CASCATA OFICIAL
- Rodrigo Viudes
- há 20 horas
- 5 min de leitura
ANÁLISE: Intervenção do Governo Vinicius em saneamento básico termina com concessão “inviável” convertida em solução “histórica”, sustentada por acréscimo de outorga apresentado como investimento insuficiente para cobrir o passivo assumido pela Prefeitura pós-terceirização

Anunciada em coletiva de imprensa na quarta-feira (19), a manutenção da concessão do saneamento básico de Marília apareceu, enfim, no Diário Oficial do Município horas depois, na edição de quinta-feira (20).
Em setembro, quando o prefeito Vinicius Camarinha (PSDB) ocupou o mesmo espaço para anunciar a ruptura unilateral do contrato, este blog já havia antecipado a futura canalização de um acordo com a RIC Ambiental.
Em menos de dois meses, o contrato antes acusado pelo prefeito como “um desastre ao povo de Marília” foi alçado ao status de “solução histórica”, com promessa de investimentos de “mais de R$ 40 milhões”.

No entanto, a atenta comparação entre ambos os decretos e as narrativas oficiais expõe contradições represadas à opinião pública — cuja análise, por este blog, contribui para transbordar alguns questionamentos.

FATOS, CIFRAS E PREJUÍZOS
No decreto de fevereiro, Vinicius havia apontado que a concessão era “manifestamente lesiva ao erário público municipal” com base em estudo técnico-financeiro elaborado pela Fundação Instituto de Administração (FIA).
O documento, produzido pela instituição vinculada à Universidade de São Paulo (USP), levou exatos três meses para ser publicado após a assinatura de um contrato de R$ 7 milhões, com dispensa de licitação.
O valor é quase o dobro dos R$ 4 milhões que Vinicius informou ter de despesa mensal com pagamento dos salários dos ex-servidores do Daem [assista abaixo], além de parcelamentos de dívidas de energia elétrica da extinta autarquia.
Esse passivo, considerado o repasse mensal de R$ 2 milhões da outorga da RIC Ambiental, foi o principal argumento financeiro de Vinicius para a intervenção na concessão do saneamento básico decretada em 25 de fevereiro.
A longo prazo — 35 anos — o contrato acumularia, ainda segundo o relatório da FIA, um prejuízo de R$ 55,7 milhões, restando a “anulação como único remédio jurídico capaz de estancar o prejuízo continuado e a sangria dos cofres públicos”.
TAC, RISCOS E ELEIÇÕES
Apesar da recomendação, a Prefeitura afirmou, no decreto de quarta-feira (19), ter assinado um Termo de Ajustamento de Conduta (TAC) após receber proposta de “solução consensual” apresentada pela RIC Ambiental.
Pelo novo acordo, a concessionária comprometeu-se a acrescentar mais R$ 40 milhões no valor da outorga, a serem pagos em duas parcelas, em outubro de 2026 e 2027, totalizando R$ 200 milhões.
No discurso oficial, esse valor adicional representa uma nova fonte de recursos a serem aplicados em diversas áreas da administração.
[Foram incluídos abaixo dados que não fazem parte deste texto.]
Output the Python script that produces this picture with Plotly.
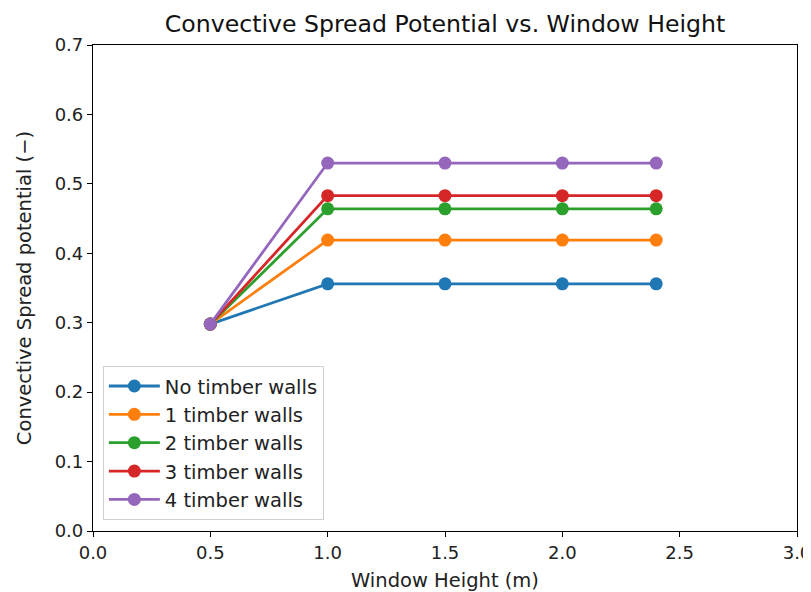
import plotly.graph_objects as go

window_height = [0.5, 1.0, 1.5, 2.0, 2.4]
series_names = ["No timber walls", "1 timber walls", "2 timber walls", "3 timber walls", "4 timber walls"]
no_walls = [0.298, 0.356, 0.356, 0.356, 0.356]
one_wall = [0.298, 0.419, 0.419, 0.419, 0.419]
two_walls = [0.298, 0.464, 0.464, 0.464, 0.464]
three_walls = [0.298, 0.483, 0.483, 0.483, 0.483]
four_walls = [0.298, 0.530, 0.530, 0.530, 0.530]
colors = ["#1f77b4", "#ff7f0e", "#2ca02c", "#d62728", "#9467bd"]
x_ticks = [0.0, 0.5, 1.0, 1.5, 2.0, 2.5, 3.0]
y_ticks = [0.0, 0.1, 0.2, 0.3, 0.4, 0.5, 0.6, 0.7]

fig = go.Figure()
for name, vals, c in zip(series_names, [no_walls, one_wall, two_walls, three_walls, four_walls], colors):
    fig.add_trace(go.Scatter(x=window_height, y=vals, mode="lines+markers", name=name,
                             line=dict(color=c, width=2.8), marker=dict(color=c, size=13)))

font = "DejaVu Sans"
W, H = 803, 584
fig.update_layout(
    width=W, height=H,
    margin=dict(l=85, r=14, t=37, b=61),
    paper_bgcolor="white", plot_bgcolor="white",
    font=dict(family=font, size=18, color="#222"),
    title=dict(text="Convective Spread Potential vs. Window Height", x=437 / W, xanchor="center",
               y=1 - 16 / H, yanchor="middle", font=dict(size=23.6, family=font, color="#111")),
    showlegend=True,
    legend=dict(x=0.014, y=0.023, xanchor="left", yanchor="bottom", bgcolor="rgba(255,255,255,0.8)",
                bordercolor="#d0d0d0", borderwidth=1, font=dict(size=19.5, family=font), tracegroupgap=0,
                itemwidth=51),
)
fig.update_xaxes(range=[0, 3], tickvals=x_ticks, ticktext=[f"{v:.1f}" for v in x_ticks],
                 showgrid=False, zeroline=False, showline=True, linecolor="black", linewidth=1.2,
                 mirror=True, ticks="outside", ticklen=5, tickcolor="black", tickfont=dict(size=18),
                 ticklabeloverflow="allow", automargin=False,
                 title=dict(text="Window Height (m)", standoff=11, font=dict(size=19.5)))
fig.update_yaxes(range=[0, 0.7], tickvals=y_ticks, ticktext=[f"{v:.1f}" for v in y_ticks],
                 showgrid=False, zeroline=False, showline=True, linecolor="black", linewidth=1.2,
                 mirror=True, ticks="outside", ticklen=5, tickcolor="black", tickfont=dict(size=18),
                 automargin=False,
                 title=dict(text="Convective Spread potential (\u2212)", standoff=17, font=dict(size=19.5)))
fig.write_html("out.html")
Vinicius chegou a sugerir aos secretários que fizessem um ‘master plan’ que indique prioridades de investimentos.
O “negócio jurídico extremamente vantajoso para a administração pública”, segundo parecer da Corregedoria-Geral do Município, no entanto, não fecha a conta com a realidade deficitária admitida pela própria Prefeitura.
Na prática, os R$ 40 milhões adicionados na outorga não são suficientes para cobrir sequer as obrigações do município com os ex-servidores do Daem, afora os demais passivos assumidos pela Prefeitura, via agência reguladora, conforme consta na lei complementar que autorizou a concessão:

Quanto menos — a considerar a mesma fonte de recursos — para subsidiar investimentos. Ainda que o município continue a receber os R$ 2 milhões (deficitários) mensais, o dinheiro anunciado virá para cobrir rombo – e a título de antecipação.
A redução do prazo de pagamento da outorga — de sete anos para menos de três — acomoda o fluxo de recursos ao mandato atual, mas descobre o próximo governo, que não terá os mesmos repasses e herdará apenas o passivo mensal.
Ou seja, a ‘torneira’ da RIC Ambiental aos cofres municipais secará ainda antes do fim deste segundo governo Vinícius, mas a narrativa da fluidez de dinheiro, a ser represada por outras fontes, hidratará o financiamento de obras a serem entregues a tempo das eleições de outubro de 2028.
CONTEXTOS POLÍTICOS
A continuidade de uma concessão que não propôs foi o que Vinicius conseguiu dez anos depois de ter desenhado seu modelo de terceirização dos serviços de água e esgoto, na metade final de seu primeiro governo (2013-2016).
Em outubro de 2015, o chefe do Executivo em primeira viagem apresentou seu modelo de Parceria Público-Privada (PPP) para o saneamento básico. À época, a conclusão das estações de tratamento de esgoto estava incluída no pacote.
Por isso, inclusive, o valor de R$ 504 milhões — R$ 850 milhões hoje, corrigidos pelo IPCA — estimado pelo Plano Diretor para recuperação de todo o sistema de abastecimento de água e tratamento de esgoto.
Enviado à Câmara Municipal, o PLC 25/2015 precisou de apenas 21 dias para ser aprovado em três sessões: uma interrompida por protestos; outra, no dia seguinte, em primeira discussão; e a última, em segunda votação.
Mas a concessão não sairia do papel. A Oscip Marília Transparente (Matra) moveu ação popular que culminou, em dezembro, com a suspensão do processo licitatório pelo Tribunal de Justiça de São Paulo (TJ-SP).
A virada do ano selaria as pretensões de Vinicius com o futuro do Daem e na tentativa de reeleição. Em outubro, ele perdeu o pleito para Daniel Alonso (PSDB, hoje PL), e sua base — já alinhada ao novo governo — engavetou o PLC por unanimidade.
A proposta de revogação foi sugerida por Mário Coraíni Júnior (PTB, 1936-2025), um dos três oposicionistas a Vinicius — os outros eram Cícero do Ceasa (PL) – vice-prefeito de Daniel, no segundo mandato (2021-2024) e Wilson Damasceno (PSDB, hoje PL).
Mas a “concessão do Daem” — negada por Vinicius na campanha de 2012 e por Daniel em cartório e vídeo antes das eleições de 2017 — voltaria à pauta após a reeleição do novo prefeito.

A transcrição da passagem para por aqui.